WRITTEN REQUEST
Extract the opening line of the entries and every line after it, stopping at and including the line that contains "msizes = [8, 6.5, 8, 8, 8, 6.5]". Do not include pictures.

Records with drawing code
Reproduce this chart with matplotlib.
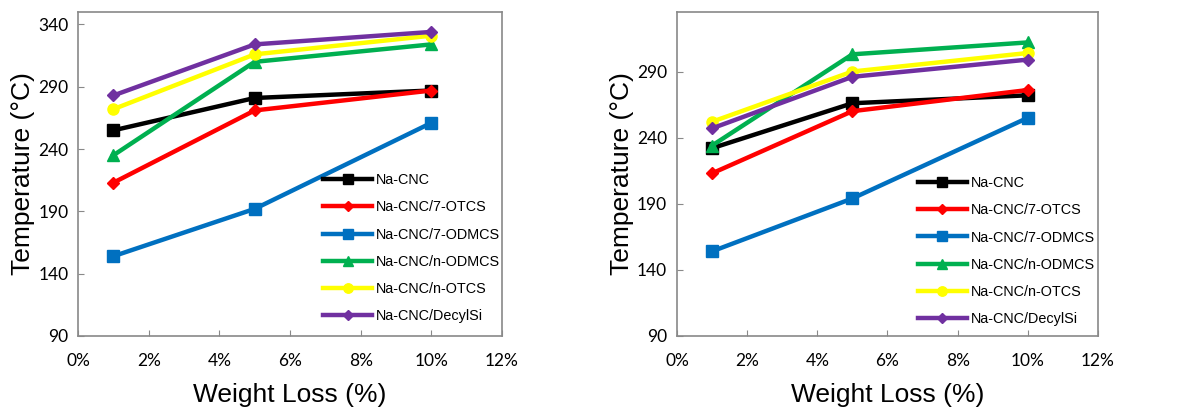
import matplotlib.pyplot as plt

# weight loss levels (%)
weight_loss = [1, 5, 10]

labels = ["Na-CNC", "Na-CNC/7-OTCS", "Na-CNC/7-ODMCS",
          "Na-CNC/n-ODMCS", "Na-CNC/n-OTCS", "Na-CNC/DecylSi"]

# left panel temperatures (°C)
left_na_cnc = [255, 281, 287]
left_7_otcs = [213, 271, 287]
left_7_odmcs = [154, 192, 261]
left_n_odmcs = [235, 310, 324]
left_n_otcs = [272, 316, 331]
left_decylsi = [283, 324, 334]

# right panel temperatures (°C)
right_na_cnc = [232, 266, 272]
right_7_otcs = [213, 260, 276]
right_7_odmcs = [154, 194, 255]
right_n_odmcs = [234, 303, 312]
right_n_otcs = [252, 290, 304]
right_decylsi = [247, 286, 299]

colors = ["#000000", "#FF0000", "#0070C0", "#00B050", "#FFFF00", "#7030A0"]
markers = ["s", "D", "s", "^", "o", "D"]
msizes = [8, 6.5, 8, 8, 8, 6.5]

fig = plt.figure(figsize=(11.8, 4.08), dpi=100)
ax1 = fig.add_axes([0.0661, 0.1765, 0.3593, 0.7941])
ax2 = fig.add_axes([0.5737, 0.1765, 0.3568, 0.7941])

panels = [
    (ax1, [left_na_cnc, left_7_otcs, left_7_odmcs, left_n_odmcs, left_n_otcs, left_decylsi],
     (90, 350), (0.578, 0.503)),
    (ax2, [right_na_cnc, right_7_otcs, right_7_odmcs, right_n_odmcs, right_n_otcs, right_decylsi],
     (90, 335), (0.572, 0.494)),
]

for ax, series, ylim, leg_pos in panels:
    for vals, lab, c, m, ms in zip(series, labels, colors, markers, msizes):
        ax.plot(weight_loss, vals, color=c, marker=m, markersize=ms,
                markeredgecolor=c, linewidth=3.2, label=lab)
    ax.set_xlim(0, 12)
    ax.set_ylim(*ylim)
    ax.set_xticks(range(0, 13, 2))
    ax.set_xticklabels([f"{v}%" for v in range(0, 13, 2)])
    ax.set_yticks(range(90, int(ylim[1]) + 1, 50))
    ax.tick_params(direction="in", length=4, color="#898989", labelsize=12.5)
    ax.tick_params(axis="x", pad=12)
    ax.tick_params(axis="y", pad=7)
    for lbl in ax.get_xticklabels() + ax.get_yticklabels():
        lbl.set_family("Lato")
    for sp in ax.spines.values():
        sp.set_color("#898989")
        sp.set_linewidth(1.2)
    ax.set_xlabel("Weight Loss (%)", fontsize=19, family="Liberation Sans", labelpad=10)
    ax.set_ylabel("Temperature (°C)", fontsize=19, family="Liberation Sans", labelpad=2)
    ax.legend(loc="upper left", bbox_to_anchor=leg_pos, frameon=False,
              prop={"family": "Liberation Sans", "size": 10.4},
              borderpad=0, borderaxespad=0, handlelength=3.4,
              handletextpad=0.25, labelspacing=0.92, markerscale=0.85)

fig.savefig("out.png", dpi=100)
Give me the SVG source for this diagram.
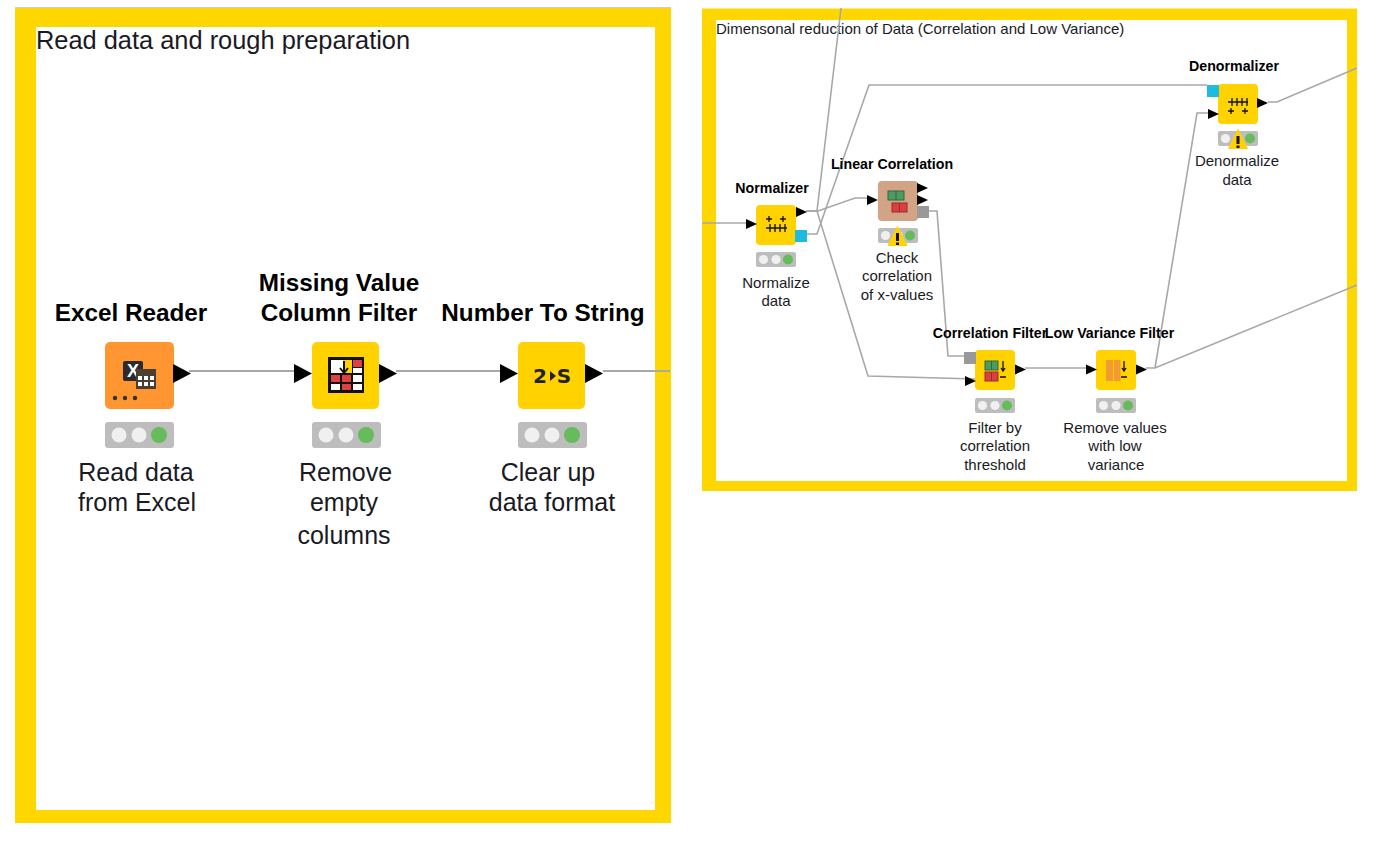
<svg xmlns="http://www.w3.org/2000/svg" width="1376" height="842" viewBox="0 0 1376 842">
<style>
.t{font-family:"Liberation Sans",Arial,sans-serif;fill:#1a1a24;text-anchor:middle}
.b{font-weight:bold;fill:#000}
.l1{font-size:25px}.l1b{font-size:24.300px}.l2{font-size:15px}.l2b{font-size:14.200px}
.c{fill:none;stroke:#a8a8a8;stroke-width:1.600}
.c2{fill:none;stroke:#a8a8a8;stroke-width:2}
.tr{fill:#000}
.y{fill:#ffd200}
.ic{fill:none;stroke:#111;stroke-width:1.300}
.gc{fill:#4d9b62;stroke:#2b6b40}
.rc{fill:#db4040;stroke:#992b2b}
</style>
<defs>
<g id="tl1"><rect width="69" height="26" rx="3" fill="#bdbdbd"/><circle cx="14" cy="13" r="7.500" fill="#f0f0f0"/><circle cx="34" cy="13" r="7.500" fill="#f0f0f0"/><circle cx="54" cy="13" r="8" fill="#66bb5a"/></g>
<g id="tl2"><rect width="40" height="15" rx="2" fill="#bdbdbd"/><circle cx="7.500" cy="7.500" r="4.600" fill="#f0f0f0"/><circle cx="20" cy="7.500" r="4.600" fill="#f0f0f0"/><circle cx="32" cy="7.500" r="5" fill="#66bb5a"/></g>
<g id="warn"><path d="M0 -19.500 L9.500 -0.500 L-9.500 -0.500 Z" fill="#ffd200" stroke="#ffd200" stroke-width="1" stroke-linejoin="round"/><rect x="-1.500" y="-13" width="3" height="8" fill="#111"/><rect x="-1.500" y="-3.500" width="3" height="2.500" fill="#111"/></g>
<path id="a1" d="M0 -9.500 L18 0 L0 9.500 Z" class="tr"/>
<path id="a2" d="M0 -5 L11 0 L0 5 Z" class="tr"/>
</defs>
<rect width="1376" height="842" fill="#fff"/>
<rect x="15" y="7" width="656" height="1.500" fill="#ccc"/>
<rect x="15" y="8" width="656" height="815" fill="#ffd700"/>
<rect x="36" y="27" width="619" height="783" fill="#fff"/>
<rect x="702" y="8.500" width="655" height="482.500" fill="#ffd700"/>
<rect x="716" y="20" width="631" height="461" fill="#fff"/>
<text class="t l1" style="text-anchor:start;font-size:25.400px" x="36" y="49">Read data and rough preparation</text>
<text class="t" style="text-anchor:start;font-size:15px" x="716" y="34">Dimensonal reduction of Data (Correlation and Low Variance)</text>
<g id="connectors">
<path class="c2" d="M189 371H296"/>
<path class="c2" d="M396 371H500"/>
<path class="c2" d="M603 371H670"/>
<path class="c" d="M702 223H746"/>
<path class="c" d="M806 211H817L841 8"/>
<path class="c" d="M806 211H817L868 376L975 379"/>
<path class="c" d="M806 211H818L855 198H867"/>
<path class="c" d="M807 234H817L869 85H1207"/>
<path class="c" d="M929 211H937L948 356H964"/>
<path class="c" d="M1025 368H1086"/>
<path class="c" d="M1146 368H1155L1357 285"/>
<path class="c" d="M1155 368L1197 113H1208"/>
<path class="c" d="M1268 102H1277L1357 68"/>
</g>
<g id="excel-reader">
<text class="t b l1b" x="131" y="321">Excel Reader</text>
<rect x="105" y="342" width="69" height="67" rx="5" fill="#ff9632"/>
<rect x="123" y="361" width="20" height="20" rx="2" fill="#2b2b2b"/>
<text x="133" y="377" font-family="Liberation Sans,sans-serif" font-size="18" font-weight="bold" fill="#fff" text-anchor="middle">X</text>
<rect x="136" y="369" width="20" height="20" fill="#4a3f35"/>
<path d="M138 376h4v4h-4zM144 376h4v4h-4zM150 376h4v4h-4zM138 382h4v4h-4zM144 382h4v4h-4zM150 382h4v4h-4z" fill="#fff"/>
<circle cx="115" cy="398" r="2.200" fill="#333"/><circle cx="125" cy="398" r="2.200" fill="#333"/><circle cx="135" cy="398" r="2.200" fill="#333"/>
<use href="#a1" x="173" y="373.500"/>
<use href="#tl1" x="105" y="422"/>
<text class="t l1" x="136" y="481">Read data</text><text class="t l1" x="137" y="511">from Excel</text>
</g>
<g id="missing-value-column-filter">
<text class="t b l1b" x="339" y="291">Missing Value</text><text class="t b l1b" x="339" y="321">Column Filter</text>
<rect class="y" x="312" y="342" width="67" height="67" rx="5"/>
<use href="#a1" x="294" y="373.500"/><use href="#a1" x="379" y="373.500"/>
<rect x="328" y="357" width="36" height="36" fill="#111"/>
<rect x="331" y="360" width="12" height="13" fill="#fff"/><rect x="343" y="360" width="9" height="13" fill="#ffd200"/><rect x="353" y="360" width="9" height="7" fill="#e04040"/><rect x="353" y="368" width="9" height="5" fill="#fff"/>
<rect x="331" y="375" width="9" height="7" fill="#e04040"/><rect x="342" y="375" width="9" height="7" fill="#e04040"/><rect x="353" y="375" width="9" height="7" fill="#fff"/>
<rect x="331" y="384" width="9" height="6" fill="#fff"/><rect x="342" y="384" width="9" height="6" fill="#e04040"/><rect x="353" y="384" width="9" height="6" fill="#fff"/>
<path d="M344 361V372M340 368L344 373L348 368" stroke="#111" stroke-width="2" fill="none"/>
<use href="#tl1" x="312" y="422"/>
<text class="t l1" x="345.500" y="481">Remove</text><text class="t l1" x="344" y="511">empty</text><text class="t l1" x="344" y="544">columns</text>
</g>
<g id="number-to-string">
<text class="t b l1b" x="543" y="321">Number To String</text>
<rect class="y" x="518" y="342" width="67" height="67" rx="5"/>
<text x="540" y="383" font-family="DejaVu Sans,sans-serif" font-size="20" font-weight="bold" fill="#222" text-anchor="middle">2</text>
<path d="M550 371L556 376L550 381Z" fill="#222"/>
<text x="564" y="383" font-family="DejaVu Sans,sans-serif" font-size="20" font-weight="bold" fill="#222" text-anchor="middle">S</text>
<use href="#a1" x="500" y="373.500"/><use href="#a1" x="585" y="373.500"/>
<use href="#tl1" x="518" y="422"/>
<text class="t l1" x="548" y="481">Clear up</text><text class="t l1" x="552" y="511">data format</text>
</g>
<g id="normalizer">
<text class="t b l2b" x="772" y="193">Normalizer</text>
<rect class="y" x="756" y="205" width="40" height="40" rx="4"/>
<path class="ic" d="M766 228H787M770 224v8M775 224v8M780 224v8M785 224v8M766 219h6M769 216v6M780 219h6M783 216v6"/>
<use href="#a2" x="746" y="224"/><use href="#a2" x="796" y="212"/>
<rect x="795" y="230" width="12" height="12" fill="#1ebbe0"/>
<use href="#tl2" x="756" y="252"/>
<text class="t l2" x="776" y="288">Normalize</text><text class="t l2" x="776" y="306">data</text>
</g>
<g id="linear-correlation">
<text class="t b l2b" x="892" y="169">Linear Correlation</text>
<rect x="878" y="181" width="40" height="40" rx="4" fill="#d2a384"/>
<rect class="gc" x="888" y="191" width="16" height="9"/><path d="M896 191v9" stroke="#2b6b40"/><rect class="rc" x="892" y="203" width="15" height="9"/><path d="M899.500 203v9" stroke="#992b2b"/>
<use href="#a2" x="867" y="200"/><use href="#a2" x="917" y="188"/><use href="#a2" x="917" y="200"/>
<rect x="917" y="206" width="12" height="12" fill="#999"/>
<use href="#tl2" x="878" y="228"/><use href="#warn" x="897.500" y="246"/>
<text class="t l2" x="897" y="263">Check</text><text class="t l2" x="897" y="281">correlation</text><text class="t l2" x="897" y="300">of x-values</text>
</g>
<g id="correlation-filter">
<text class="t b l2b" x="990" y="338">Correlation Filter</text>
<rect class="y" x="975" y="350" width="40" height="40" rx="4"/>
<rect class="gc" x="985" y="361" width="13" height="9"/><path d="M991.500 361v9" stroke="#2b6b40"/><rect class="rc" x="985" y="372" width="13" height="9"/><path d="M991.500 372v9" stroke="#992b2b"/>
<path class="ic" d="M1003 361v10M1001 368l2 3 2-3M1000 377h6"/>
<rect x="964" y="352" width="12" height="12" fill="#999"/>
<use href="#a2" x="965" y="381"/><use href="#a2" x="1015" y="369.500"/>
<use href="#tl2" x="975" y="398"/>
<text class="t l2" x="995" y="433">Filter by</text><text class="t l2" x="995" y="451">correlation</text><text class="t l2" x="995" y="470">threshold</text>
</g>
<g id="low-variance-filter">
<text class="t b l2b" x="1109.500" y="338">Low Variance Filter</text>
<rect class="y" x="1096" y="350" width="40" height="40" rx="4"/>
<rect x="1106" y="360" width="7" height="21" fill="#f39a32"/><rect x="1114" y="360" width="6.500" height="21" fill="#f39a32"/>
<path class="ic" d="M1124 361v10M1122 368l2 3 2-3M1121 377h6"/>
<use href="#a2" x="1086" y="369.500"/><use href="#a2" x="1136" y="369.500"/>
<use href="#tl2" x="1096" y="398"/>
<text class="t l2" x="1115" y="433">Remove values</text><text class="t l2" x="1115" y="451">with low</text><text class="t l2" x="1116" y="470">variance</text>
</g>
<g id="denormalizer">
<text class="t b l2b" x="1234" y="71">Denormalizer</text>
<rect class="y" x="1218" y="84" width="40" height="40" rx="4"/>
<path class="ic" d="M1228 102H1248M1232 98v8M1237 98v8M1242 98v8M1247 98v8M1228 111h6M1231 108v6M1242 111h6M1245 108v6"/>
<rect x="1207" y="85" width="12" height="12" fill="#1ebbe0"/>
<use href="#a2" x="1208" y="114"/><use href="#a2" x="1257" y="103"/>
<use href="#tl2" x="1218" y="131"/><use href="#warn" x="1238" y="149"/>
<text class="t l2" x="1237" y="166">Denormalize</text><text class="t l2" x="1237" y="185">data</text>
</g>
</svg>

ANSWER
Reproduce this chart with matplotlib.
import matplotlib.pyplot as plt

# weight loss levels (%)
weight_loss = [1, 5, 10]

labels = ["Na-CNC", "Na-CNC/7-OTCS", "Na-CNC/7-ODMCS",
          "Na-CNC/n-ODMCS", "Na-CNC/n-OTCS", "Na-CNC/DecylSi"]

# left panel temperatures (°C)
left_na_cnc = [255, 281, 287]
left_7_otcs = [213, 271, 287]
left_7_odmcs = [154, 192, 261]
left_n_odmcs = [235, 310, 324]
left_n_otcs = [272, 316, 331]
left_decylsi = [283, 324, 334]

# right panel temperatures (°C)
right_na_cnc = [232, 266, 272]
right_7_otcs = [213, 260, 276]
right_7_odmcs = [154, 194, 255]
right_n_odmcs = [234, 303, 312]
right_n_otcs = [252, 290, 304]
right_decylsi = [247, 286, 299]

colors = ["#000000", "#FF0000", "#0070C0", "#00B050", "#FFFF00", "#7030A0"]
markers = ["s", "D", "s", "^", "o", "D"]
msizes = [8, 6.5, 8, 8, 8, 6.5]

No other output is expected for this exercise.